Point de vigilance : L’intérêt de travailler une catégorisation particulière (type Vergnaud) avec les élèves pour améliorer leurs résultats n’a pas été montré (voir lien ci-dessous). Cependant, analyser, comparer, grouper les problèmes qu’ils ont résolus, selon une multitude de critères différents : leur complexité, le domaine sur lequel ils portent, la situation évoquée, les mots employés, leur modélisation … seront autant d’occasion d’explicitation, d’argumentation et participeront à la flexibilité mentale indispensable pour élaborer une stratégie de résolution.
http://centre-alain-savary.ens-lyon.fr/CAS/education-prioritaire/ressources/theme-1-perspectives-pedagogiques-et-educatives/travailler-sur-ce-qui-donnent-lieu-a-de-fortes-inegalites/mathematiques-en-education-prioritaire/categorisation-des-problemes-en-mathematiques-de-quoi-parle-t-on

Classification des problèmes basiques – d’après Gérard Vergnaud

Structures additives (addition/soustraction)


Structures multiplicatives

Pascale Toscani

Enseignante chercheuse en Neurosciences cognitives

« Ce n’est pas l’intelligence qui prédispose la compréhension … mais les apprentissages qui développent l’intelligence.

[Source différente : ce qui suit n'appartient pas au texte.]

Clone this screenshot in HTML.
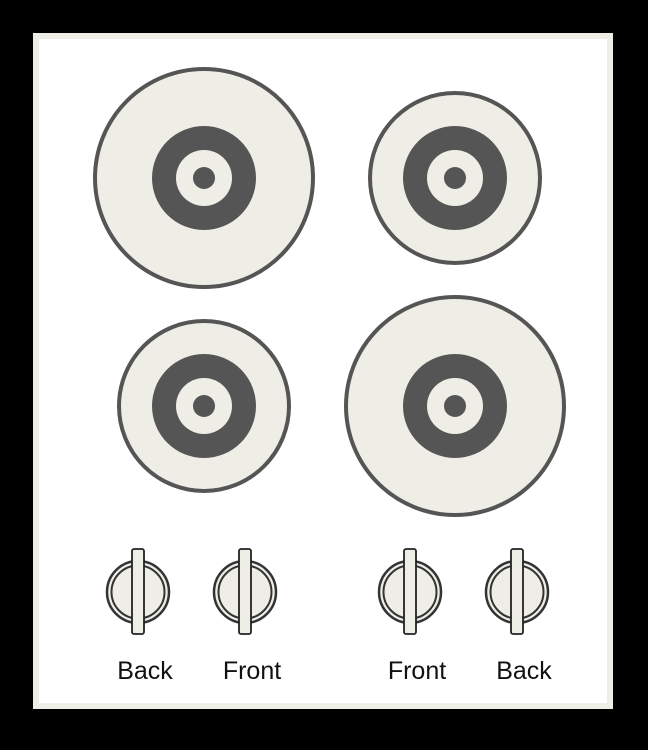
<!DOCTYPE html>
<html><head><meta charset="utf-8"><style>
html,body{margin:0;padding:0;background:#000;width:648px;height:750px;overflow:hidden}
svg{display:block}
text{font-family:"Liberation Sans",sans-serif;font-size:25px;fill:#111}
</style></head><body>
<svg width="648" height="750">
<rect x="0" y="0" width="648" height="750" fill="#000"/>
<rect x="33" y="33" width="580" height="676" fill="#efeee6"/>
<rect x="39" y="39" width="568" height="664" fill="#ffffff"/>
<g id="burners"></g>
<g id="knobs"></g>
</svg>
<script>
const burnerNames=['burner-back-left','burner-back-right','burner-front-left','burner-front-right'];
const burnerCx=[204,455,204,455];
const burnerCy=[178,178,406,406];
const burnerR=[109,85,85,109];
const knobNames=['knob-back-left','knob-front-left','knob-front-right','knob-back-right'];
const knobLabels=['Back','Front','Front','Back'];
const knobCx=[138,245,410,517];
const NS='http://www.w3.org/2000/svg';
function mk(tag,attrs,parent){const e=document.createElementNS(NS,tag);for(const k in attrs)e.setAttribute(k,attrs[k]);parent.appendChild(e);return e;}
const bg=document.getElementById('burners');
for(let i=0;i<burnerCx.length;i++){
  const g=mk('g',{},bg);
  
  
  mk('circle',{cx:burnerCx[i],cy:burnerCy[i],r:burnerR[i],fill:'#efeee6',stroke:'#555',"stroke-width":4},g);
  mk('circle',{cx:burnerCx[i],cy:burnerCy[i],r:52,fill:'#555'},g);
  mk('circle',{cx:burnerCx[i],cy:burnerCy[i],r:28,fill:'#efeee6'},g);
  mk('circle',{cx:burnerCx[i],cy:burnerCy[i],r:11,fill:'#555'},g);
}
const kg=document.getElementById('knobs');
for(let i=0;i<knobCx.length;i++){
  const g=mk('g',{},kg);
  
  
  const x=knobCx[i];
  mk('circle',{cx:x,cy:592,r:31,fill:'#efeee6',stroke:'#333',"stroke-width":2.5},g);
  mk('circle',{cx:x,cy:592,r:26.5,fill:'none',stroke:'#333',"stroke-width":2},g);
  mk('rect',{x:x-6,y:549,width:12,height:85,rx:2,fill:'#efeee6',stroke:'#222',"stroke-width":1.8},g);
  const t=mk('text',{x:x+7,y:679,"text-anchor":'middle'},g);
  t.textContent=knobLabels[i];
  
  
}
</script>
</body></html>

Plus l’enfant traite d’informations différentes plus il développe la flexibilité de son intelligence et plus il peut intégrer de nouvelles connaissances. Au contraire, la simplification du milieu (en vue de ne pas surcharger, pour « aider ») aboutit à la « rigidité» du système cognitif et amoindrit sa capacité à apprendre. C’est donc une erreur pédagogique de donner moins d’informations à traiter à des enfants en difficulté. »

(Focale) : Les images mentales

Aujourd’hui, les élèves évoluent dans un monde de l’image, ils en sont inondés depuis leur naissance : dessins animés, textes illustrés, albums, applications numériques … ils sont rarement en position d’imaginer, de construire « des images dans leur tête » … Or, les difficultés rencontrées par les élèves en compréhension impactent toutes les disciplines et pourraient trouver ici une de leur origine.
Puisque les enfants sont peu sollicités pour construire des images mentales, les réseaux neuronaux qui devraient être mobilisés dans leur construction ne le sont pas. Or, plus les connexions neuronales sont sollicitées, plus elles se multiplient, plus le réseau se densifie, se réorganise, gagne en stabilité et en vitesse avant de devenir ultra performant : c’est la plasticité neuronale, base de l’apprentissage.
C’est dans cette perspective et parce ce processus a besoin de nombreuses répétitions et de temps que les activités ritualisées sont capitales. Car à l’inverse, les réseaux neuronaux non utilisés sont détruits ou recyclés. Le cerveau économe ne s’encombre pas de routes inutiles !
Le rôle de la modélisation est bien d’amener l’élève à construire son propre répertoire mental de problèmes connus, qui soulageront ses fonctions exécutives et lui permettront de traiter plus rapidement les problèmes basiques mais aussi d’extraire plus facilement les étapes dans les problèmes complexes.
Faire dessiner, représenter, schématiser un énoncé de problème (et/ou tout autre texte) qu’ils viennent de lire est donc une activité qui mérite d’être ritualisée.